Show all lines holding "chart".

* DATA BLOCK
════════════════

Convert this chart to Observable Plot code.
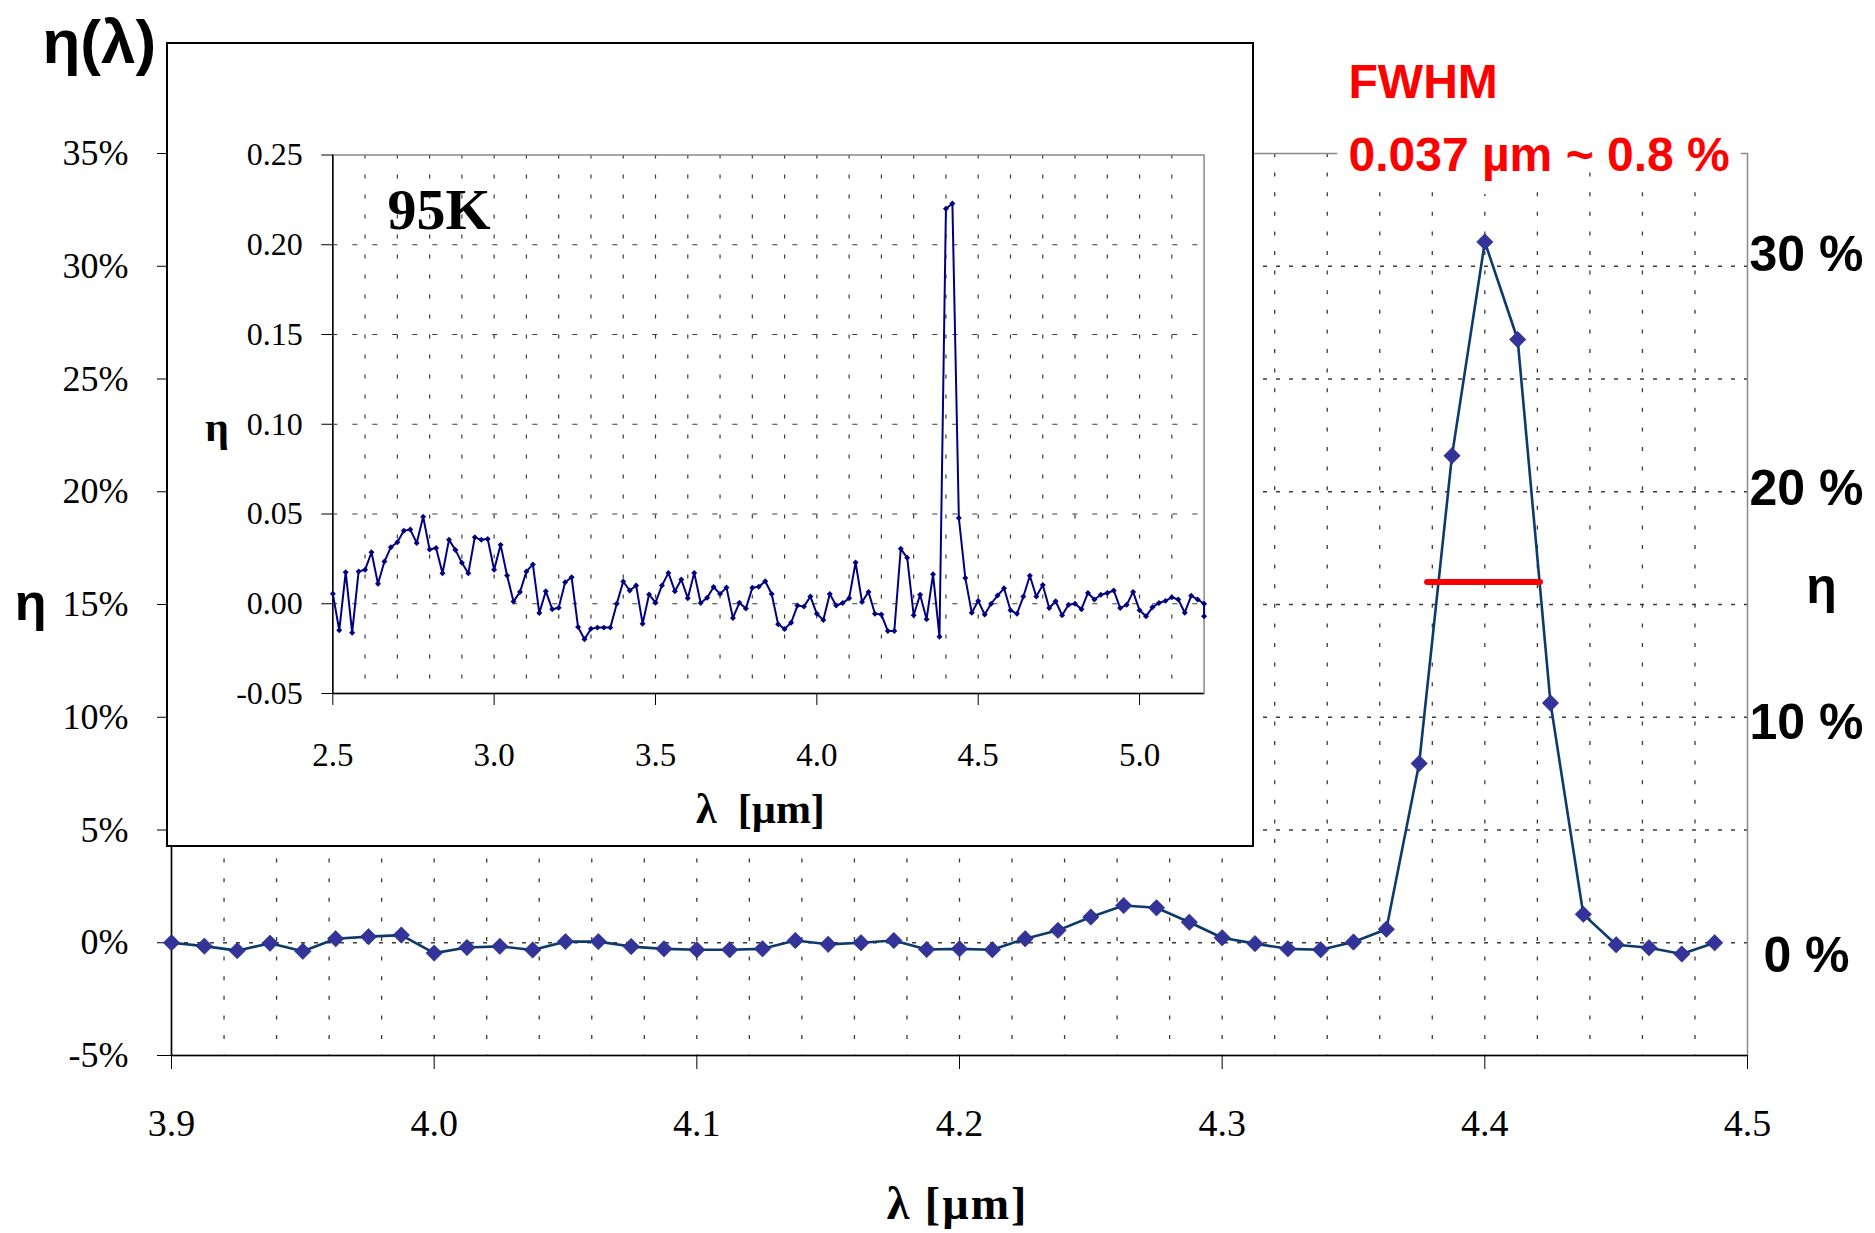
<!DOCTYPE html>
<html><head><meta charset="utf-8">
<script src="https://cdn.jsdelivr.net/npm/d3@7"></script>
<script src="https://cdn.jsdelivr.net/npm/@observablehq/plot@0.6"></script>
<style>
html,body{margin:0;padding:0;background:#fff;}
#wrap{position:relative;width:1875px;height:1233px;overflow:hidden;background:#fff;}
#main{position:absolute;left:0;top:0;}
#insetBox{position:absolute;left:166px;top:42px;width:1088px;height:805px;border:2px solid #000;box-sizing:border-box;background:#fff;}
#inset{position:absolute;left:168px;top:44px;}
</style></head>
<body><div id="wrap"><div id="main"></div><div id="insetBox"></div><div id="inset"></div></div>
<script>
// ---------- main chart data (η in %) ----------
const mainLambda = [3.9, 3.9125, 3.925, 3.9375, 3.95, 3.9625, 3.975, 3.9875, 4.0, 4.0125, 4.025, 4.0375, 4.05, 4.0625, 4.075, 4.0875, 4.1, 4.1125, 4.125, 4.1375, 4.15, 4.1625, 4.175, 4.1875, 4.2, 4.2125, 4.225, 4.2375, 4.25, 4.2625, 4.275, 4.2875, 4.3, 4.3125, 4.325, 4.3375, 4.35, 4.3625, 4.375, 4.3875, 4.4, 4.4125, 4.425, 4.4375, 4.45, 4.4625, 4.475, 4.4875];
const mainEta = [0.0, -0.15, -0.35, -0.02, -0.38, 0.18, 0.27, 0.34, -0.46, -0.21, -0.16, -0.32, 0.05, 0.05, -0.17, -0.27, -0.31, -0.31, -0.27, 0.10, -0.07, 0.0, 0.10, -0.30, -0.27, -0.31, 0.18, 0.55, 1.14, 1.65, 1.55, 0.91, 0.22, -0.04, -0.27, -0.31, 0.03, 0.60, 7.95, 21.6, 31.08, 26.75, 10.63, 1.26, -0.09, -0.22, -0.50, 0.0];
const mainXTicks = [3.9, 4.0, 4.1, 4.2, 4.3, 4.4, 4.5];
const mainYTicks = [-5, 0, 5, 10, 15, 20, 25, 30, 35];
const mainGridY = [0, 5, 10, 15, 20, 25, 30];
// secondary (right) axis labels and their mapping onto the left axis
const rightTicks = [30, 20, 10, 0];
const rightAxisDomain = [0, 30];
const rightAxisOnLeft = [-0.6, 30.5];
const fwhm = [{x1: 4.378, x2: 4.421, y: 16.0}];
const fwhmLabels = ["FWHM", "0.037 µm ~ 0.8 %"];

// ---------- inset data (η fraction) ----------
const insetLambda = [2.50, 2.52, 2.54, 2.56, 2.58, 2.60, 2.62, 2.64, 2.66, 2.68, 2.70, 2.72, 2.74, 2.76, 2.78, 2.80, 2.82, 2.84, 2.86, 2.88, 2.90, 2.92, 2.94, 2.96, 2.98,
  3.00, 3.02, 3.04, 3.06, 3.08, 3.10, 3.12, 3.14, 3.16, 3.18, 3.20, 3.22, 3.24, 3.26, 3.28, 3.30, 3.32, 3.34, 3.36, 3.38, 3.40, 3.42, 3.44, 3.46, 3.48,
  3.50, 3.52, 3.54, 3.56, 3.58, 3.60, 3.62, 3.64, 3.66, 3.68, 3.70, 3.72, 3.74, 3.76, 3.78, 3.80, 3.82, 3.84, 3.86, 3.88, 3.90, 3.92, 3.94, 3.96, 3.98,
  4.00, 4.02, 4.04, 4.06, 4.08, 4.10, 4.12, 4.14, 4.16, 4.18, 4.20, 4.22, 4.24, 4.26, 4.28, 4.30, 4.32, 4.34, 4.36, 4.38, 4.40, 4.42, 4.44, 4.46, 4.48,
  4.50, 4.52, 4.54, 4.56, 4.58, 4.60, 4.62, 4.64, 4.66, 4.68, 4.70, 4.72, 4.74, 4.76, 4.78, 4.80, 4.82, 4.84, 4.86, 4.88, 4.90, 4.92, 4.94, 4.96, 4.98,
  5.00, 5.02, 5.04, 5.06, 5.08, 5.10, 5.12, 5.14, 5.16, 5.18, 5.20, 5.20];
const insetEta = [0.0056, -0.0148, 0.0176, -0.0161, 0.0180, 0.0189, 0.0287, 0.0111, 0.0235, 0.0315, 0.0343, 0.0407, 0.0413, 0.0339, 0.0485, 0.0302, 0.0311, 0.0170, 0.0356, 0.0300, 0.0228, 0.0170, 0.0370, 0.0356, 0.0361,
  0.0189, 0.0328, 0.0157, 0.0013, 0.0065, 0.0180, 0.0219, -0.0052, 0.0070, -0.0031, -0.0022, 0.0120, 0.0148, -0.0130, -0.0198, -0.0139, -0.0133, -0.0133, -0.0133, 0.0000, 0.0124, 0.0074, 0.0102, -0.0111, 0.0052,
  0.0006, 0.0102, 0.0172, 0.0070, 0.0135, 0.0031, 0.0172, 0.0004, 0.0033, 0.0093, 0.0055, 0.0090, -0.0079, 0.0006, -0.0027, 0.0089, 0.0095, 0.0125, 0.0054, -0.0114, -0.0140, -0.0106, -0.0010, -0.0016, 0.0040,
  -0.0056, -0.0090, 0.0054, -0.0010, 0.0004, 0.0030, 0.0230, 0.0010, 0.0066, -0.0056, -0.0060, -0.0152, -0.0152, 0.0306, 0.0256, -0.0064, 0.0050, -0.0086, 0.0164, -0.0184, 0.2200, 0.2230, 0.0478, 0.0144, -0.0050,
  0.0016, -0.0060, 0.0000, 0.0046, 0.0086, -0.0036, -0.0056, 0.0040, 0.0156, 0.0040, 0.0104, -0.0024, 0.0014, -0.0064, -0.0006, 0.0000, -0.0030, 0.0060, 0.0024, 0.0050, 0.0060, 0.0074, -0.0024, -0.0006, 0.0066,
  -0.0036, -0.0070, -0.0020, 0.0004, 0.0016, 0.0036, 0.0024, -0.0050, 0.0044, 0.0024, 0.0000, -0.0070];
const insetXTicks = [2.5, 3.0, 3.5, 4.0, 4.5, 5.0];
const insetYTicks = [-0.05, 0.00, 0.05, 0.10, 0.15, 0.20, 0.25];
const insetGridY = [0.00, 0.05, 0.10, 0.15, 0.20];

const mainData = mainLambda.map((x, i) => ({x, y: mainEta[i]}));
const insetData = insetLambda.map((x, i) => ({x, y: insetEta[i]}));
const mainGridX = d3.range(1, 30).map(i => +(3.9 + 0.02 * i).toFixed(2));
const insetGridX = d3.range(1, 27).map(i => +(2.5 + 0.1 * i).toFixed(1));
const rightScale = d3.scaleLinear().domain(rightAxisDomain).range(rightAxisOnLeft);

const SERIF = "Liberation Serif";
const SANS = "Liberation Sans";
const TICKFONT = "'Liberation Serif', 'DejaVu Serif Condensed', 'DejaVu Serif', serif";

// tick labels: plain (non-bold) serif face
function serifTicks(svg) {
  svg.setAttribute("font-family", TICKFONT);
  svg.style.fontFamily = TICKFONT;
  svg.querySelectorAll('g[aria-label$="tick label"]').forEach(g => {
    g.setAttribute("font-family", TICKFONT);
    g.style.fontFamily = TICKFONT;
    g.querySelectorAll("text").forEach(t => {
      t.setAttribute("font-family", TICKFONT);
      t.style.setProperty("font-family", TICKFONT, "important");
      t.style.setProperty("font-variant", "normal");
      t.removeAttribute("font-variant");
    });
  });
  svg.querySelectorAll("[font-variant]").forEach(el => el.removeAttribute("font-variant"));
}

const main = Plot.plot({
  width: 1875, height: 1233,
  marginLeft: 171, marginRight: 128, marginTop: 153, marginBottom: 178,
  x: {domain: [3.9, 4.5]},
  y: {domain: [-5, 35]},
  style: {background: "transparent", color: "black"},
  marks: [
    Plot.ruleY(mainGridY, {stroke: "#3a3a3a", strokeWidth: 1.3, strokeDasharray: "4,9"}),
    Plot.ruleX(mainGridX, {stroke: "#3a3a3a", strokeWidth: 1.3, strokeDasharray: "4,15.6"}),
    Plot.frame({stroke: "#8a8a8a", strokeWidth: 1.5}),
    Plot.ruleX([3.9], {stroke: "black", strokeWidth: 1.5}),
    Plot.ruleY([-5], {stroke: "black", strokeWidth: 1.5}),
    Plot.axisX({ticks: mainXTicks, tickFormat: d => d.toFixed(1), tickSize: 14, tickPadding: 40, fontSize: 38, label: null}),
    Plot.axisY({ticks: mainYTicks, tickFormat: d => `${d}%`, tickSize: 14, tickPadding: 29, fontSize: 36, label: null}),
    Plot.line(mainData, {x: "x", y: "y", stroke: "#0b3a6b", strokeWidth: 2.6}),
    Plot.dot(mainData, {x: "x", y: "y", symbol: "diamond2", r: 7.4, fill: "#333399", stroke: "#222a80", strokeWidth: 0.6}),
    Plot.link(fwhm, {x1: "x1", x2: "x2", y1: "y", y2: "y", stroke: "#ff0000", strokeWidth: 6, strokeLinecap: "round"}),
    Plot.text(rightTicks, {y: d => rightScale(d), frameAnchor: "right", dx: 59, text: d => `${d} %`, textAnchor: "middle", lineAnchor: "middle", fontFamily: SANS, fontWeight: "bold", fontSize: 50, fill: "black"}),
    Plot.text([fwhmLabels[0]], {frameAnchor: "top-left", dx: 1348 - 171, dy: 97 - 153, textAnchor: "start", lineAnchor: "bottom", fontFamily: SANS, fontWeight: "bold", fontSize: 48, fill: "#ff0000"}),
    Plot.text([fwhmLabels[1]], {frameAnchor: "top-left", dx: 1348 - 171, dy: 170 - 153, textAnchor: "start", lineAnchor: "bottom", fontFamily: SANS, fontWeight: "bold", fontSize: 48, fill: "#ff0000", stroke: "white", strokeWidth: 26, strokeLinejoin: "round"}),
    Plot.text(["η(λ)"], {frameAnchor: "top-left", dx: 42 - 171, dy: 62 - 153, textAnchor: "start", lineAnchor: "bottom", fontFamily: SANS, fontWeight: "bold", fontSize: 62, fill: "black"}),
    Plot.text(["η"], {frameAnchor: "top-left", dx: 30 - 171, dy: 619 - 153, textAnchor: "middle", lineAnchor: "bottom", fontFamily: SANS, fontWeight: "bold", fontSize: 52, fill: "black"}),
    Plot.text(["η"], {frameAnchor: "top-right", dx: 1821 - 1747, dy: 602 - 153, textAnchor: "middle", lineAnchor: "bottom", fontFamily: SANS, fontWeight: "bold", fontSize: 50, fill: "black"}),
    Plot.text(["λ [µm]"], {frameAnchor: "bottom", dx: -2, dy: 1218 - 1055, textAnchor: "middle", lineAnchor: "bottom", fontFamily: SERIF, fontWeight: "bold", fontSize: 46, fill: "black"})
  ]
});
serifTicks(main);
main.querySelectorAll("text").forEach(t => { if (t.textContent === "λ [µm]") t.style.letterSpacing = "2px"; });
document.getElementById("main").appendChild(main);

const inset = Plot.plot({
  width: 1084, height: 801,
  marginLeft: 164.3, marginRight: 48.4, marginTop: 110.5, marginBottom: 152,
  x: {domain: [2.5, 5.2]},
  y: {domain: [-0.05, 0.25]},
  style: {background: "transparent", color: "black"},
  marks: [
    Plot.ruleY(insetGridY, {stroke: "#3a3a3a", strokeWidth: 1.2, strokeDasharray: "5,15"}),
    Plot.ruleX(insetGridX, {stroke: "#3a3a3a", strokeWidth: 1.2, strokeDasharray: "4,16"}),
    Plot.frame({stroke: "#8a8a8a", strokeWidth: 1.5}),
    Plot.ruleX([2.5], {stroke: "black", strokeWidth: 1.5}),
    Plot.ruleY([-0.05], {stroke: "black", strokeWidth: 1.5}),
    Plot.axisX({ticks: insetXTicks, tickFormat: d => d.toFixed(1), tickSize: 12, tickPadding: 37, fontSize: 33, label: null}),
    Plot.axisY({ticks: insetYTicks, tickFormat: d => d.toFixed(2), tickSize: 11, tickPadding: 19, fontSize: 32, label: null}),
    Plot.line(insetData, {x: "x", y: "y", stroke: "#000080", strokeWidth: 2}),
    Plot.dot(insetData, {x: "x", y: "y", symbol: "diamond2", r: 2.7, fill: "#000080"}),
    Plot.text(["95K"], {frameAnchor: "top-left", dx: 54.7, dy: 73.5, textAnchor: "start", lineAnchor: "bottom", fontFamily: SERIF, fontWeight: "bold", fontSize: 58, fill: "black"}),
    Plot.text(["η"], {frameAnchor: "top-left", dx: -116, dy: 285.5, textAnchor: "middle", lineAnchor: "bottom", fontFamily: SERIF, fontWeight: "bold", fontSize: 42, fill: "black"}),
    Plot.text(["λ  [µm]"], {frameAnchor: "bottom", dx: -8, dy: 129, textAnchor: "middle", lineAnchor: "bottom", fontFamily: SERIF, fontWeight: "bold", fontSize: 42, fill: "black"})
  ]
});
serifTicks(inset);
inset.querySelectorAll("text").forEach(t => t.setAttribute("xml:space", "preserve"));
document.getElementById("inset").appendChild(inset);
</script>
</body></html>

════════════════

* FINISHED TASK
Convert this chart to Observable Plot code.
// ---------- main chart data (η in %) ----------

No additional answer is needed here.